Fair Trade Organic Cocoa Butter

Ingredient

Fair Trade Organic Cocoa Butter

Theobroma cacao

Benefits

Natural

Why do we love to use cocoa butter? Because it’s a wonderful multi-tasking material! Not only does it moisturise the skin and hair, but it also helps with preservation and packaging.

Where do we get it?

Lush UK sources Fair Trade and organic cocoa butter from the Dominican Republic, Peru and Sierra Leone.

What are the benefits for people and the planet?

Each of the sources for this cocoa butter is child-labour free, organic and fair trade.
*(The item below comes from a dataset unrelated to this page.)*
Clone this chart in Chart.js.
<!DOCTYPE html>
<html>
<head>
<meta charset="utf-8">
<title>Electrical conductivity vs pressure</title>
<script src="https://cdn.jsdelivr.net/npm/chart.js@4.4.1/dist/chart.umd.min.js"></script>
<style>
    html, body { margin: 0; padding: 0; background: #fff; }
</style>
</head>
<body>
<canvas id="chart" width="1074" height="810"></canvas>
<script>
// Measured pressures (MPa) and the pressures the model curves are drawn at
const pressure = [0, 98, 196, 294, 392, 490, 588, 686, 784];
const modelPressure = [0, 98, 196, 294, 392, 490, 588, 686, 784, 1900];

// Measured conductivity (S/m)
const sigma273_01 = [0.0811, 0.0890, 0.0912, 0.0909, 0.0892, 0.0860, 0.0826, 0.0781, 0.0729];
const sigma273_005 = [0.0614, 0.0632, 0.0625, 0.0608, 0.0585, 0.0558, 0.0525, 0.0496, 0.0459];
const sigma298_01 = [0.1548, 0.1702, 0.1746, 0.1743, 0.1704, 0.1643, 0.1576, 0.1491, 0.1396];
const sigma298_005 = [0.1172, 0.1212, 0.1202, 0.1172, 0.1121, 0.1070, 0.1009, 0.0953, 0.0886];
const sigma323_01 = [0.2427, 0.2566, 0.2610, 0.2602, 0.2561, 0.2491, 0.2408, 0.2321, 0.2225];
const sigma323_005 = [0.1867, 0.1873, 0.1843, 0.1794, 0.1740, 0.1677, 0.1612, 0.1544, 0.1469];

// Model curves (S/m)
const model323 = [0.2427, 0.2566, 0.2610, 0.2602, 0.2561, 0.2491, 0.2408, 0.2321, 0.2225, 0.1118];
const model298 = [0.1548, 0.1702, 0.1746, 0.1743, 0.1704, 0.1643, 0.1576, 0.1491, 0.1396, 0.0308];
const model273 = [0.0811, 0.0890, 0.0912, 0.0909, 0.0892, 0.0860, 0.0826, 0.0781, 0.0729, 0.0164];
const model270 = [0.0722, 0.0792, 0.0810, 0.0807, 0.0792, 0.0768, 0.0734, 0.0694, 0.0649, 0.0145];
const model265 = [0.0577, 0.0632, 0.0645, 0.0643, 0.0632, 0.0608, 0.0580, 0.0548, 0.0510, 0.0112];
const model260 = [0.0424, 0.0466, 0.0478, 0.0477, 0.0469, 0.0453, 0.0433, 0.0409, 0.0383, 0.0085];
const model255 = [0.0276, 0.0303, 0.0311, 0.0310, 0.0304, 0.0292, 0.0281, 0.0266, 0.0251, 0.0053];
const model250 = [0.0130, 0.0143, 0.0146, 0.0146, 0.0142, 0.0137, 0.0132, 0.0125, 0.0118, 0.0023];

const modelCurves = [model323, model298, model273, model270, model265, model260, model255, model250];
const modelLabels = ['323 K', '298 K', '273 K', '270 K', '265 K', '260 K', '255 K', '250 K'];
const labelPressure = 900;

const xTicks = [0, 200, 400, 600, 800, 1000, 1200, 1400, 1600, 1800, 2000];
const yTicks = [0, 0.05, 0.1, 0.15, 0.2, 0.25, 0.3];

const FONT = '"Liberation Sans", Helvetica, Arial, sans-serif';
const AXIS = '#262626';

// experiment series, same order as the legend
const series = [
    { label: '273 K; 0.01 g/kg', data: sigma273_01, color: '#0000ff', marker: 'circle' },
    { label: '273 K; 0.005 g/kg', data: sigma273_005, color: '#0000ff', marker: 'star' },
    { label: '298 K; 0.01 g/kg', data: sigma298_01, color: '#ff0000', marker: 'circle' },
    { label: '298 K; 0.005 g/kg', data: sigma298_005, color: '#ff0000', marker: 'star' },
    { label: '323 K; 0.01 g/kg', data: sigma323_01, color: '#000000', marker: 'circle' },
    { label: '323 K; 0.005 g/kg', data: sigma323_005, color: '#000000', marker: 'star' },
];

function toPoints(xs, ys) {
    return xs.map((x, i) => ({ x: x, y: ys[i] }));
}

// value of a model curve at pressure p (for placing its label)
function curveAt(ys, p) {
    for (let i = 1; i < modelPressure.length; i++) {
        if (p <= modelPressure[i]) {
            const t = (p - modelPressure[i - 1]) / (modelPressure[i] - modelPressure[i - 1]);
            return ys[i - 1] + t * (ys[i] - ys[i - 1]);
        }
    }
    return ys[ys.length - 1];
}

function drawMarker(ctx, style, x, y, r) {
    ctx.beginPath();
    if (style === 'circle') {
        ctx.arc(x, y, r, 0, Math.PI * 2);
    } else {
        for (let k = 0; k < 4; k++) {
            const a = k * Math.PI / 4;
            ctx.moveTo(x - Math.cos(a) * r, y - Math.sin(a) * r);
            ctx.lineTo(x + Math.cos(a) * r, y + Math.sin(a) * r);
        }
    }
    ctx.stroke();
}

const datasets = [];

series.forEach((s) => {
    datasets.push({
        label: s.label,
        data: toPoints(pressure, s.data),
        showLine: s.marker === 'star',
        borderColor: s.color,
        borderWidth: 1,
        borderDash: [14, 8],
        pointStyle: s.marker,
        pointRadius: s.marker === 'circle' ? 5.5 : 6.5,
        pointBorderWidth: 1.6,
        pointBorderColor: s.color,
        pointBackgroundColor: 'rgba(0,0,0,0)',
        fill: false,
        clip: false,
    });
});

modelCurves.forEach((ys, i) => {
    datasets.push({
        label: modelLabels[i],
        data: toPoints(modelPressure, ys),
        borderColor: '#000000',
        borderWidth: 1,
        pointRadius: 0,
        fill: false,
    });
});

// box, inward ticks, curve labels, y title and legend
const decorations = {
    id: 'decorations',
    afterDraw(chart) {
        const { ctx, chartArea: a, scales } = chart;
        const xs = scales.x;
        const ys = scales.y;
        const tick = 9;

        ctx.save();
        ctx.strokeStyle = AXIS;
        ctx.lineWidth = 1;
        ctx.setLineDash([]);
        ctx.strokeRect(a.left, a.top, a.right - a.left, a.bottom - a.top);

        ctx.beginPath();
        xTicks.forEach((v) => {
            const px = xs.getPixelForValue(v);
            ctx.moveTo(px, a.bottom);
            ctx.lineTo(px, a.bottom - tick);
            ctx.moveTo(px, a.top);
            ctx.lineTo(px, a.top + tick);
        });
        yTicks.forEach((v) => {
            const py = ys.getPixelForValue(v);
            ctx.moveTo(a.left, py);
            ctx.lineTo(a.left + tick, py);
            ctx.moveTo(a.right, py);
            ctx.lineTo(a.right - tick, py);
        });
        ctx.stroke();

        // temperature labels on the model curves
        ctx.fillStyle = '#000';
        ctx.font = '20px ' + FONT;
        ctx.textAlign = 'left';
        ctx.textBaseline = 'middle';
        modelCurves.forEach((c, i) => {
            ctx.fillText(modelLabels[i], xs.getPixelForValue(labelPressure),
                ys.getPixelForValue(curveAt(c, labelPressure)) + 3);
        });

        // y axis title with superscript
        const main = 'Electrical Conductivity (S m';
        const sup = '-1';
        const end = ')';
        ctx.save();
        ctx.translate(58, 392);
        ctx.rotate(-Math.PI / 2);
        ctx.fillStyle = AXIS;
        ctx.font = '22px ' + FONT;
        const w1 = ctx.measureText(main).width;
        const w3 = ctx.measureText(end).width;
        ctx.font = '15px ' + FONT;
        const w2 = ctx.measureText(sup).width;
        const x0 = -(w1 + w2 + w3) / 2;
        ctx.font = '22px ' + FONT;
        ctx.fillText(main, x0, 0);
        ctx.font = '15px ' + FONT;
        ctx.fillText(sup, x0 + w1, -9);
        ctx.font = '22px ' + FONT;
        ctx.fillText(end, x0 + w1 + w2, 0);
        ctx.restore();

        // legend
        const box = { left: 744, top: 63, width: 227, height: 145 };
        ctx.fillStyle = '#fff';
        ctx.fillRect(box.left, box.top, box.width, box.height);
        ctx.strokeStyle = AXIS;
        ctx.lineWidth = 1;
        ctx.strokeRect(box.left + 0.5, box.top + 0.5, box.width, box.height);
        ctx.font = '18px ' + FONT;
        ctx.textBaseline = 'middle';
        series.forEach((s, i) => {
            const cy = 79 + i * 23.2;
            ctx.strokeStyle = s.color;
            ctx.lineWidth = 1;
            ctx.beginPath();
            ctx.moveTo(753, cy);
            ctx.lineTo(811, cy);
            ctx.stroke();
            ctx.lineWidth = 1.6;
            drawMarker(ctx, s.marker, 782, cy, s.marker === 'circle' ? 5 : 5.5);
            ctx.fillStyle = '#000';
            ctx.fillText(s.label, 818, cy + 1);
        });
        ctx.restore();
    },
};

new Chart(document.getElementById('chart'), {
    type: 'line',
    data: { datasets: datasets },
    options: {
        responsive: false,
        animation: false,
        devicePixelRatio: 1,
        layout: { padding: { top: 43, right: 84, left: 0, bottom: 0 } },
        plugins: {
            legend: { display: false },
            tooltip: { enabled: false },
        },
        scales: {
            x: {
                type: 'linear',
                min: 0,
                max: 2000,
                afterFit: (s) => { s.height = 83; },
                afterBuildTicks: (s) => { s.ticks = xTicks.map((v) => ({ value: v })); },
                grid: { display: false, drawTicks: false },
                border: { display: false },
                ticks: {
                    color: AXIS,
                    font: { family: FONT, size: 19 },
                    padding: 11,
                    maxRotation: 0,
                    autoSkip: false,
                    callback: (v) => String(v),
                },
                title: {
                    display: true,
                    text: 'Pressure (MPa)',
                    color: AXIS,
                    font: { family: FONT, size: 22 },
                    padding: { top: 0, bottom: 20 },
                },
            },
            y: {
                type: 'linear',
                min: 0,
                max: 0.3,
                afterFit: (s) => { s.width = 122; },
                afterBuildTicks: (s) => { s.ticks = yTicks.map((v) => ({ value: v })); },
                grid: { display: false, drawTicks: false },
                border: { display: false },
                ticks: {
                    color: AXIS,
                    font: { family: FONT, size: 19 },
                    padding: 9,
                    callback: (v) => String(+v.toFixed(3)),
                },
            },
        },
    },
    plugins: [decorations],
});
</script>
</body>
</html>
Moreover, the supplier who provides us with Sierra Leonean cocoa butter has been investing to help restore the Gola rainforest by opening farmer field schools that teach regenerative agriculture and by supporting local farmers. This support ranges from access to these schools, helping obtain Fair Trade and/or organic certifications, to selling the butter worldwide at a fair price. Learn more about their amazing work here.

What are the benefits of cocoa butter for your skin and hair?
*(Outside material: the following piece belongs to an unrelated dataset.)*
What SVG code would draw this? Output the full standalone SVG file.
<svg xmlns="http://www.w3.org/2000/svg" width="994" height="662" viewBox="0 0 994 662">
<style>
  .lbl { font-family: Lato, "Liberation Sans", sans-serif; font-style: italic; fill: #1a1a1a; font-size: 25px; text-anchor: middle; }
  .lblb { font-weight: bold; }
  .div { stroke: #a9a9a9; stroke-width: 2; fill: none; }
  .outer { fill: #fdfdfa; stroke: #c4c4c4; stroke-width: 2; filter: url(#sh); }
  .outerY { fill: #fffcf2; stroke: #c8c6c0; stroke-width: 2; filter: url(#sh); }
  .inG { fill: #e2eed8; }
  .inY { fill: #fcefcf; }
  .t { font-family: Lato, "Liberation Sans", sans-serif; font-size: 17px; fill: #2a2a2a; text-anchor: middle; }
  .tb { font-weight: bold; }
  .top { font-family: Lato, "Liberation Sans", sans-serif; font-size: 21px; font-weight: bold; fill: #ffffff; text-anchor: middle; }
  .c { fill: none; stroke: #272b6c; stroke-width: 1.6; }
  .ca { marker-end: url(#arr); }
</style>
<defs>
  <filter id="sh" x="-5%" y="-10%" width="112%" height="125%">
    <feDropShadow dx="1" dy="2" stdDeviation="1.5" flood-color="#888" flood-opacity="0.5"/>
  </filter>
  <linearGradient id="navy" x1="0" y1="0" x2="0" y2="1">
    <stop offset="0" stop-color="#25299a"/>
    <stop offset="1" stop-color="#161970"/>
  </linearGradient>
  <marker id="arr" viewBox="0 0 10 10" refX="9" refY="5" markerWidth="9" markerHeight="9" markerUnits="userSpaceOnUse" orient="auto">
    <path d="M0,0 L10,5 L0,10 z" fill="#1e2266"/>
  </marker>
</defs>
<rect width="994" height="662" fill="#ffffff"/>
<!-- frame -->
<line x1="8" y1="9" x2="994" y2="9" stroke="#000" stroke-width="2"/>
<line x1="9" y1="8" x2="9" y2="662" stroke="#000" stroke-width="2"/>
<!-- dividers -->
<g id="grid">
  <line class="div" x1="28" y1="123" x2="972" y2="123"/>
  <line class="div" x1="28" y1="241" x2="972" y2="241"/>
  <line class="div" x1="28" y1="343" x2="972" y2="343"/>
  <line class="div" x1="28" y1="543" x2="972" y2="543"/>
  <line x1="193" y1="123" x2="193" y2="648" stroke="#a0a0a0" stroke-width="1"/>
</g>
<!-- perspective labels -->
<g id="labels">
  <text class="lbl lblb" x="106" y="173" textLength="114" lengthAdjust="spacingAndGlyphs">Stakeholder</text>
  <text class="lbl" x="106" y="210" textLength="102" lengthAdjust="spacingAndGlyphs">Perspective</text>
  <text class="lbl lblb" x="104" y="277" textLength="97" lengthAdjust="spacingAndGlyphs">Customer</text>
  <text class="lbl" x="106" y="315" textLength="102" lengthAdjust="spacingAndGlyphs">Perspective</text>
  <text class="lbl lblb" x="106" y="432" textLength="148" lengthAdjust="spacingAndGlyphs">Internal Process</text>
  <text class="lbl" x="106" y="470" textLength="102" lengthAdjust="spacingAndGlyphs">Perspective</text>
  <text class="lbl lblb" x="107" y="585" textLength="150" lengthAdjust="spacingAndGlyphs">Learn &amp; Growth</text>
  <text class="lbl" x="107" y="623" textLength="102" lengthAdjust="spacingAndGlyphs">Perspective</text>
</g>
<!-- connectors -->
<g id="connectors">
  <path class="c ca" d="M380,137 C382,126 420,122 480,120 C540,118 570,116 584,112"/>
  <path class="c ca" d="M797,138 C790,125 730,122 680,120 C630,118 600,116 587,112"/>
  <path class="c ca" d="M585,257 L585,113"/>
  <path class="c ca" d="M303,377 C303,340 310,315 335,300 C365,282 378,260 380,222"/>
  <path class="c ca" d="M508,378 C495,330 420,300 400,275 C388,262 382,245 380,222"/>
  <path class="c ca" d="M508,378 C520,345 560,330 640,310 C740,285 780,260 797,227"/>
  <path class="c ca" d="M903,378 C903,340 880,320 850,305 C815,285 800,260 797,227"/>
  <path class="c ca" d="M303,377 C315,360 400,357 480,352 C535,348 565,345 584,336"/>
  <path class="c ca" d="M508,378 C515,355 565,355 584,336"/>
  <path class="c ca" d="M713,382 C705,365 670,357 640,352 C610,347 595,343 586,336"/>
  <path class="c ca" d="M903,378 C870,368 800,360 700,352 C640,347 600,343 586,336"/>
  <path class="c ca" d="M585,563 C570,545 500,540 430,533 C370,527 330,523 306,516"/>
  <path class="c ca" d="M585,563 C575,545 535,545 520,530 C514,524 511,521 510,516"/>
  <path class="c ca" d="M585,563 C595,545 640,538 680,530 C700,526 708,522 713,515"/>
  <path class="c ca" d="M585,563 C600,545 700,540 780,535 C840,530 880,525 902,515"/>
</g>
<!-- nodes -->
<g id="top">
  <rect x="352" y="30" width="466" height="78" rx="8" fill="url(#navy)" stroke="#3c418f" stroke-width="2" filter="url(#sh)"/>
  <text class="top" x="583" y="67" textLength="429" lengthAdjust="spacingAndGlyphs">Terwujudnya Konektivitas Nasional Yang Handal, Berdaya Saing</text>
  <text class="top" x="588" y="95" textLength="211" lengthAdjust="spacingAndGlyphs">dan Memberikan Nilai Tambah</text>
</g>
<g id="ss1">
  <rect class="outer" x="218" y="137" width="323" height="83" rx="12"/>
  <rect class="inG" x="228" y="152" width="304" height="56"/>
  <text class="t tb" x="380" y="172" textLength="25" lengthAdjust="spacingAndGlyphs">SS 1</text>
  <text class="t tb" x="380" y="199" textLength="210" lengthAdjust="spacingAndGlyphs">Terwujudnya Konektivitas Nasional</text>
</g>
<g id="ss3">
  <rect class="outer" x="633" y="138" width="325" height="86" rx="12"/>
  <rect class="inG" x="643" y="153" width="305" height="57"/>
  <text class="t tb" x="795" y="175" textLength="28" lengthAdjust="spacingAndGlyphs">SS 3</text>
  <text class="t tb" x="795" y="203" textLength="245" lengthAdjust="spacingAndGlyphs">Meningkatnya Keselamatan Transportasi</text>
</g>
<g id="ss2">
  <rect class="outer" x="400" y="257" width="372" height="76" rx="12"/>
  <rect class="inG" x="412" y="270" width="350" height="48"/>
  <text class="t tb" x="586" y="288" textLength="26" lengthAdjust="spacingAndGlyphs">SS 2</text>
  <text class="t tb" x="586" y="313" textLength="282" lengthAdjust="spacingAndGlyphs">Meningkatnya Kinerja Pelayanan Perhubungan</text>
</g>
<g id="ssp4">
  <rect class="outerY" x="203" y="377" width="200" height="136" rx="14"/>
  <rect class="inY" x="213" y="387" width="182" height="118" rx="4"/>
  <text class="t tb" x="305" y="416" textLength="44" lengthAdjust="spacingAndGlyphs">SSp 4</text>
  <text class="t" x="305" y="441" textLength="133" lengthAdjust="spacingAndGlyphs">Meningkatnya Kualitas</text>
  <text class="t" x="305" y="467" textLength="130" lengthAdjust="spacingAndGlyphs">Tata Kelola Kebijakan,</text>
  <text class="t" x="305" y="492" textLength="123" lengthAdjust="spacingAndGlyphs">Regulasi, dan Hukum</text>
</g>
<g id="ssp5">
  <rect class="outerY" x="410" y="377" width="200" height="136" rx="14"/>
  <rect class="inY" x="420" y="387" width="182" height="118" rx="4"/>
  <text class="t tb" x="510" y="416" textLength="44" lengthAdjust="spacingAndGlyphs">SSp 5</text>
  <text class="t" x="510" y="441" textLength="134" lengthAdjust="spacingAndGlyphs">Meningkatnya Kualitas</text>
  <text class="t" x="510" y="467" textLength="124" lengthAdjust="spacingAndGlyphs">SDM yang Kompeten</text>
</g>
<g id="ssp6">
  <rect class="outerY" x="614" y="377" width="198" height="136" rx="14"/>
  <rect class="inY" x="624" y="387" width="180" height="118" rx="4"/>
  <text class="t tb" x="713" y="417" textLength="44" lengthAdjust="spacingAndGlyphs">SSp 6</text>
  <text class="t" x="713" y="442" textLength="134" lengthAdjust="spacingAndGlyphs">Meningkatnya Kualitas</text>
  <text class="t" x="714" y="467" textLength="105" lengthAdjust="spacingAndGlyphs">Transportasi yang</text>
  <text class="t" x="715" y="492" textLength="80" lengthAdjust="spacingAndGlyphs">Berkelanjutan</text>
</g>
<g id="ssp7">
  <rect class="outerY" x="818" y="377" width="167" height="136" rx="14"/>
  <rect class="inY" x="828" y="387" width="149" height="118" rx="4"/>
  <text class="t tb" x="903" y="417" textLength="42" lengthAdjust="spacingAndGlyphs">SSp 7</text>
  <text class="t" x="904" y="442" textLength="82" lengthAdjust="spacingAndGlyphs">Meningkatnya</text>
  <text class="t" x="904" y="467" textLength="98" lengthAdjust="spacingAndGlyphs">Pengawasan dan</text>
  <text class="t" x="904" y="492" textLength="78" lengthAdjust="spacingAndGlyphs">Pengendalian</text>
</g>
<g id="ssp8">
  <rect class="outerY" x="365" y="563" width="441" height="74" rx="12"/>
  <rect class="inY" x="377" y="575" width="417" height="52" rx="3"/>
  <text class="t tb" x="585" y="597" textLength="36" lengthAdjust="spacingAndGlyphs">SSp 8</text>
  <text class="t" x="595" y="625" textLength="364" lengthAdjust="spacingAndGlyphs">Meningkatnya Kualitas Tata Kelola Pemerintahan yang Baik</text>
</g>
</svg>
  • As an emollient, it softens and moisturises the skin.
  • Conditions the hair, improving shine and combability.
  • Contains oleic acid, a mono-unsaturated fatty acid that is highly compatible with our natural sebum and allows the butter to be more easily absorbed into the skin. 

What are the benefits of cocoa butter for Lush formulas?
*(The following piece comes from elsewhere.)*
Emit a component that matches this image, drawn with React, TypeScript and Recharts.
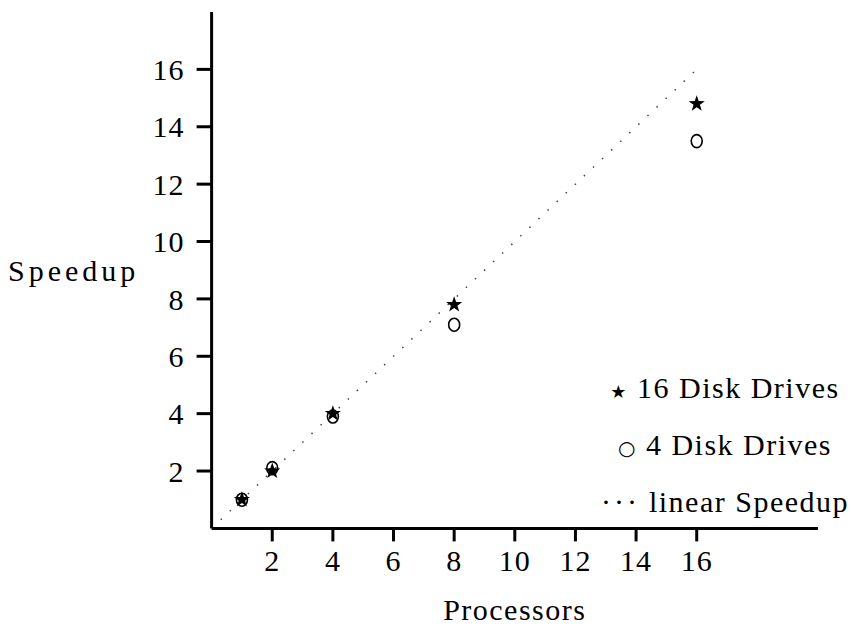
import React from "react";
import {
  ScatterChart,
  Scatter,
  XAxis,
  YAxis,
  Label,
} from "recharts";

const processors = [1, 2, 4, 8, 16];
const speedup16 = [1.0, 2.0, 4.0, 7.8, 14.8];
const speedup4 = [1.0, 2.1, 3.9, 7.1, 13.5];
const linearX = [0.3, 16];
const xTicks = [2, 4, 6, 8, 10, 12, 14, 16];
const yTicks = [2, 4, 6, 8, 10, 12, 14, 16];

const data16 = processors.map((p, i) => ({ x: p, y: speedup16[i] }));
const data4 = processors.map((p, i) => ({ x: p, y: speedup4[i] }));
const linearData = linearX.map((v) => ({ x: v, y: v }));

const FONT = "'Liberation Serif', 'DejaVu Serif', serif";

function StarShape(props: any) {
  const { cx, cy } = props;
  if (cx == null || cy == null) return <g />;
  const outer = 8.5;
  const inner = 3.4;
  const pts: string[] = [];
  for (let i = 0; i < 10; i++) {
    const r = i % 2 === 0 ? outer : inner;
    const a = -Math.PI / 2 + (i * Math.PI) / 5;
    pts.push(`${cx + r * Math.cos(a)},${cy + r * Math.sin(a)}`);
  }
  return <polygon points={pts.join(" ")} fill="#000" />;
}

function CircleShape(props: any) {
  const { cx, cy } = props;
  if (cx == null || cy == null) return <g />;
  return (
    <ellipse cx={cx} cy={cy} rx={5.5} ry={6.5} fill="none" stroke="#000" strokeWidth={1.6} />
  );
}

const tickStyle = { fontSize: 30, fill: "#000", fontFamily: FONT, letterSpacing: 1 };

const legendLine: React.CSSProperties = {
  height: 57,
  lineHeight: "57px",
  whiteSpace: "nowrap",
};

export default function App() {
  return (
    <div
      style={{
        position: "absolute",
        top: 0,
        left: 0,
        width: 851,
        height: 630,
        background: "#fff",
        fontFamily: FONT,
      }}
    >
      <ScatterChart
        width={851}
        height={630}
        margin={{ top: 12, right: 33, bottom: 0, left: 0 }}
      >
        <XAxis
          type="number"
          dataKey="x"
          domain={[0, 20]}
          ticks={xTicks}
          allowDataOverflow
          height={101.6}
          tickSize={13}
          tickMargin={8}
          axisLine={{ stroke: "#000", strokeWidth: 3 }}
          tickLine={{ stroke: "#000", strokeWidth: 3 }}
          tick={tickStyle}
        >
          <Label
            value="Processors"
            position="insideBottom"
            offset={10}
            style={{ fontSize: 30, fill: "#000", fontFamily: FONT, letterSpacing: 1.5 }}
          />
        </XAxis>
        <YAxis
          type="number"
          dataKey="y"
          domain={[0, 18]}
          ticks={yTicks}
          allowDataOverflow
          width={211.6}
          tickSize={15}
          tickMargin={12}
          axisLine={{ stroke: "#000", strokeWidth: 3 }}
          tickLine={{ stroke: "#000", strokeWidth: 3 }}
          tick={tickStyle}
        >
          <Label
            value="Speedup"
            position="insideLeft"
            offset={8}
            angle={0}
            style={{ fontSize: 30, fill: "#000", fontFamily: FONT, letterSpacing: 4, textAnchor: "start" }}
          />
        </YAxis>
        <Scatter
          name="linear Speedup"
          data={linearData}
          line={{ stroke: "#444", strokeWidth: 1.5, strokeDasharray: "1.5 11" }}
          shape={() => <g />}
          isAnimationActive={false}
        />
        <Scatter
          name="4 Disk Drives"
          data={data4}
          shape={CircleShape}
          isAnimationActive={false}
        />
        <Scatter
          name="16 Disk Drives"
          data={data16}
          shape={StarShape}
          isAnimationActive={false}
        />
      </ScatterChart>
      <div
        style={{
          position: "absolute",
          left: 600,
          top: 359,
          width: 250,
          textAlign: "center",
          fontSize: 30,
          letterSpacing: 1.5,
          color: "#000",
        }}
      >
        <div style={legendLine}>
          <span style={{ fontSize: 18, fontFamily: "'DejaVu Sans', sans-serif", verticalAlign: "middle" }}>★</span>{" "}
          16 Disk Drives
        </div>
        <div style={legendLine}>
          <span style={{ fontSize: 20, fontFamily: "'DejaVu Sans', sans-serif", verticalAlign: "middle" }}>○</span>{" "}
          4 Disk Drives
        </div>
        <div style={legendLine}>
          <span style={{ letterSpacing: 3 }}>···</span> linear Speedup
        </div>
      </div>
    </div>
  );
}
The butter contains stearic acid, a skin-softening fatty acid that acts as an emulsifier. This means that it helps bind oil and water together, preventing products from separating. Combined with the solid nature of the butter, this emulsifying property creates tight emulsions that leave no room for microbes to move and grow, helping products to remain fresher for longer and thus lower or prevent the need for synthetic preservatives.

The fact that the butter is solid at room temperature but melts in the hands also benefits Lush products tremendously. Indeed, we are constantly trying to minimise our packaging and cocoa butter helps create a fair amount of solid, naked products. It can also be mixed with other butters to obtain different textures, such as shea, a tenderer butter that lightens cocoa’s hardness.

How is it made?

The cacao tree (Theobroma cacao) grows in warm, humid forests near the equator. It yields large dark red or yellow pods containing up to 50 seeds each, coated by soft, edible flesh. The seeds, also called cocoa beans, are covered to ferment and then dried. During this process, they lose their acidic taste and develop their familiar chocolate scent. 

To obtain cocoa butter and powder, the prepared beans are cleaned, dried and roasted and then ground into a thick, oily paste called chocolate liquor. The liquor can be used as such for chocolate-making or subjected to high pressure to separate the cocoa powder from the butter. An additional step can be carried out to deodorise the butter and remove any trace of the chocolate smell. This often happens for its use in cosmetics as it could interfere with the other scents of a product.